Gracias a las aportaciones de hombres valientes que han advertido la importancia de cuidar tanto el destino ultraterreno del alma, como la vida digna de la persona aquí en la tierra, la “Doctrina social de la Iglesia” ha emergido, y ha ingresado en el debate social del mundo contemporáneo.
Pienso de inmediato en San Agustín, Santo Tomás de Aquino, Francisco de Vitoria, Wilhelm Emmanuel von Ketteler o Albert de Mun. Sin ellos, León XIII jamás habría publicado su Encíclica “Rerum novarum”, sobre la cuestión obrera, en 1891.
Dentro del amplio espectro temático de esta Doctrina social, conviene reconocer que la división entre el poder ejecutivo, legislativo y judicial ha sido apreciada por la Iglesia desde el siglo XIX, para evitar así la concentración autoritaria de poder.
Dentro de los varios textos que conviene revisar a este respecto, me gusta recordar uno, escrito por san Juan Pablo II: “León XIII no ignoraba que una sana teoría del Estado era necesaria para asegurar el desarrollo normal de las actividades humanas: las espirituales y las materiales, entrambas indispensables.
Por esto, en un pasaje de la Rerum novarum el Papa presenta la organización de la sociedad estructurada en tres poderes —legislativo, ejecutivo y judicial—, lo cual constituía entonces una novedad en las enseñanzas de la Iglesia.
Tal ordenamiento refleja una visión realista de la naturaleza social del hombre, la cual exige una legislación adecuada para proteger la libertad de todos.
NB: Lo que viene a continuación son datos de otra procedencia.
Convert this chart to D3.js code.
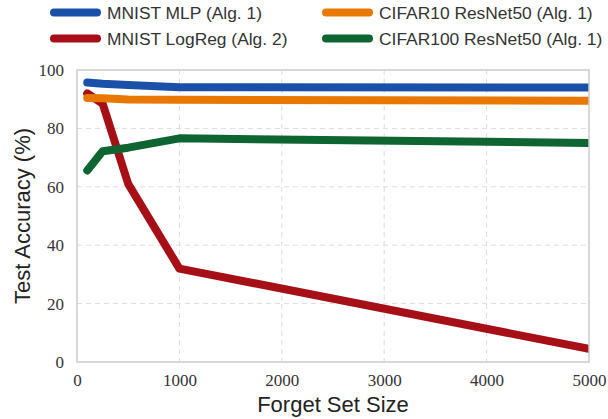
<!DOCTYPE html>
<html>
<head>
<meta charset="utf-8">
<script src="https://cdn.jsdelivr.net/npm/d3@7"></script>
<style>
  body { margin: 0; background: #fff; }
  svg { display: block; }
  .tick text { font-family: "Liberation Serif", "Times New Roman", "DejaVu Serif", serif !important; }
</style>
</head>
<body>
<svg id="chart" width="608" height="419"></svg>
<script>
// data
var forgetSizes = [100, 250, 500, 1000, 5000];
var mnistMlp = [95.7, 95.3, 94.9, 94.1, 94.0];
var mnistLogReg = [92.0, 88.5, 61.0, 32.0, 4.5];
var cifar10 = [90.4, 90.3, 89.9, 89.8, 89.5];
var cifar100 = [65.6, 72.2, 73.4, 76.6, 75.0];
var xTicks = [0, 1000, 2000, 3000, 4000, 5000];
var yTicks = [0, 20, 40, 60, 80, 100];

var series = [
  { name: "MNIST MLP (Alg. 1)", values: mnistMlp, color: "#1b50a8" },
  { name: "MNIST LogReg (Alg. 2)", values: mnistLogReg, color: "#a50f15" },
  { name: "CIFAR10 ResNet50 (Alg. 1)", values: cifar10, color: "#e87800" },
  { name: "CIFAR100 ResNet50 (Alg. 1)", values: cifar100, color: "#0e6531" }
];

var svg = d3.select("#chart"),
  plotL = 77, plotR = 589, plotT = 70, plotB = 362;

var sans = "'Liberation Sans', Arial, Helvetica, sans-serif";

var x = d3.scaleLinear().domain([0, 5000]).range([plotL, plotR]);
var y = d3.scaleLinear().domain([0, 100]).range([plotB, plotT]);

// grid
svg.append("g")
  .selectAll("line")
  .data(xTicks.slice(1, -1))
  .join("line")
  .attr("x1", d => x(d)).attr("x2", d => x(d))
  .attr("y1", plotT).attr("y2", plotB)
  .attr("stroke", "#dcdcdc").attr("stroke-width", 1).attr("stroke-dasharray", "5,4");
svg.append("g")
  .selectAll("line")
  .data(yTicks.slice(1, -1))
  .join("line")
  .attr("x1", plotL).attr("x2", plotR)
  .attr("y1", d => y(d)).attr("y2", d => y(d))
  .attr("stroke", "#dcdcdc").attr("stroke-width", 1).attr("stroke-dasharray", "5,4");

// axes (labels only, the frame is drawn separately)
var xAxis = svg.append("g")
  .attr("transform", `translate(0,${plotB})`)
  .call(d3.axisBottom(x).tickValues(xTicks).tickFormat(d3.format("d")).tickSize(0).tickPadding(12));
var yAxis = svg.append("g")
  .attr("transform", `translate(${plotL},0)`)
  .call(d3.axisLeft(y).tickValues(yTicks).tickFormat(d3.format("d")).tickSize(0).tickPadding(13));
[xAxis, yAxis].forEach(a => {
  a.select(".domain").remove();
  a.attr("font-family", null).attr("font-size", 17);
  a.selectAll("text").attr("fill", "#333");
});

// lines
svg.append("clipPath").attr("id", "plotclip")
  .append("rect").attr("x", plotL).attr("y", plotT - 10)
  .attr("width", plotR - plotL).attr("height", plotB - plotT + 10);

var line = d3.line()
  .x((d, i) => x(forgetSizes[i]))
  .y(d => y(d));

svg.append("g").attr("clip-path", "url(#plotclip)")
  .selectAll("path")
  .data(series)
  .join("path")
  .attr("d", d => line(d.values))
  .attr("fill", "none")
  .attr("stroke", d => d.color)
  .attr("stroke-width", 8)
  .attr("stroke-linecap", "round")
  .attr("stroke-linejoin", "round");

// frame
svg.append("rect")
  .attr("x", plotL).attr("y", plotT)
  .attr("width", plotR - plotL).attr("height", plotB - plotT)
  .attr("fill", "none").attr("stroke", "#cccccc").attr("stroke-width", 1.5);

// axis titles
svg.append("text")
  .attr("x", (plotL + plotR) / 2).attr("y", 412)
  .attr("text-anchor", "middle")
  .style("font-family", sans)
  .style("font-size", "22px").attr("fill", "#222")
  .text("Forget Set Size");
svg.append("text")
  .attr("transform", `translate(30,${(plotT + plotB) / 2}) rotate(-90)`)
  .attr("text-anchor", "middle")
  .style("font-family", sans)
  .style("font-size", "22px").attr("fill", "#222")
  .text("Test Accuracy (%)");

// legend, two columns
var legendPos = [[54, 12.5], [54, 38.5], [326, 12.5], [326, 38.5]];
var legend = svg.append("g")
  .selectAll("g")
  .data(series)
  .join("g")
  .attr("transform", (d, i) => `translate(${legendPos[i][0]},${legendPos[i][1]})`);
legend.append("line")
  .attr("x1", 0).attr("x2", 43)
  .attr("stroke", d => d.color)
  .attr("stroke-width", 8)
  .attr("stroke-linecap", "round");
legend.append("text")
  .attr("x", 53).attr("dy", "0.35em")
  .style("font-family", sans)
  .style("font-size", "17.4px").attr("fill", "#333")
  .text(d => d.name);
</script>
</body>
</html>
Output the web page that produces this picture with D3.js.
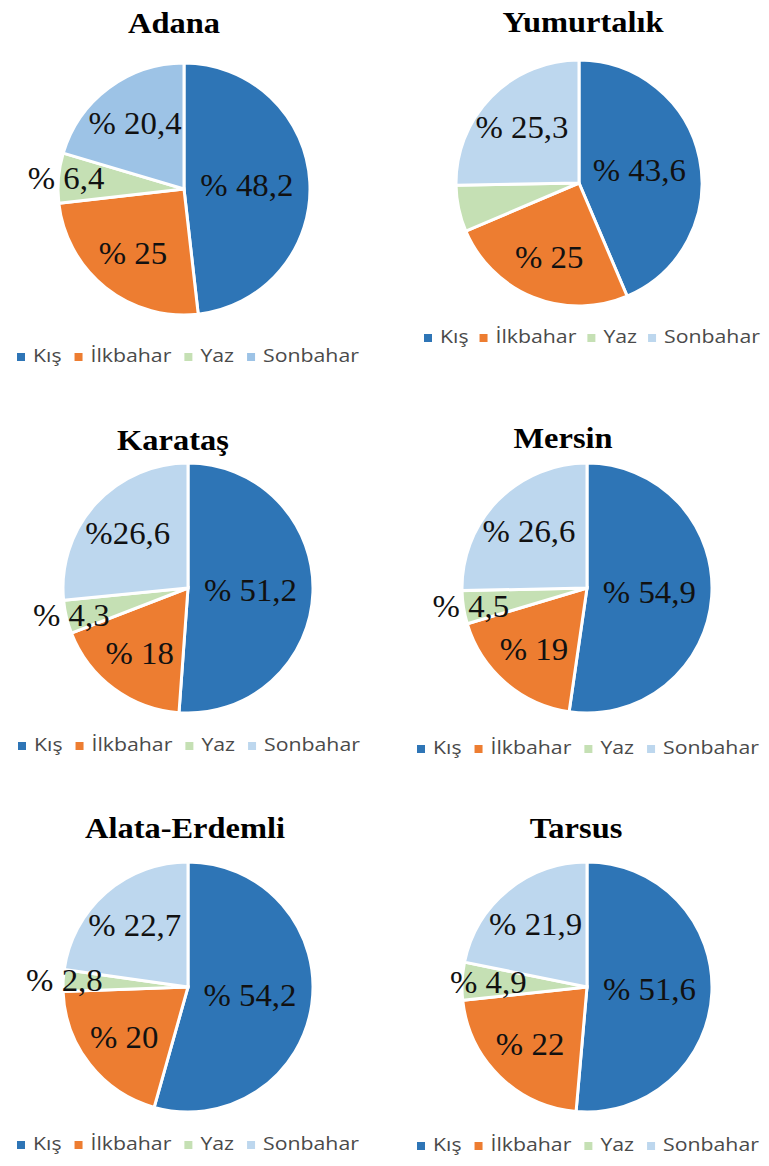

A este respecto es preferible que un poder esté equilibrado por otros poderes y otras esferas de competencia, que lo mantengan en su justo límite.
Es éste el principio del «Estado de derecho», en el cual es soberana la ley y no la voluntad arbitraria de los hombres. A esta concepción se ha opuesto en tiempos modernos el totalitarismo…” (Centesimus annus, n. 44).
En efecto, la principal razón de la “división de poderes” es evitar que el poder se concentre en una sola instancia. En segundo lugar, al contar con separación auténtica de poderes, existen mecanismos para corregir errores o abusos, lo que refuerza la protección de los derechos fundamentales.
En tercer lugar, gracias a la división de poderes, cada poder del Estado tiene la capacidad de controlar o supervisar a los otros, lo que crea un sistema de vigilancia mutua. En cuarto lugar, la división de poderes fomenta el pluralismo y la inclusión de diferentes puntos de vista en la toma de decisiones.
Y, finalmente, al mantener un sistema de contrapesos, se asegura una mayor estabilidad política, evitando que un solo grupo pueda imponer su voluntad sin límites. En resumen, la división de poderes es crucial para garantizar un Estado democrático de Derecho, porque preserva el equilibrio entre las instituciones, protege los derechos de las personas y asegura que el poder no se ejerza de manera arbitraria o abusiva.
Por supuesto, todo esto requiere que cada poder preserve su naturaleza específica y vele por su independencia. Esta es la vía para que el pensamiento único no se imponga y la legítima pluralidad de nuestras sociedades sea auténticamente protegida.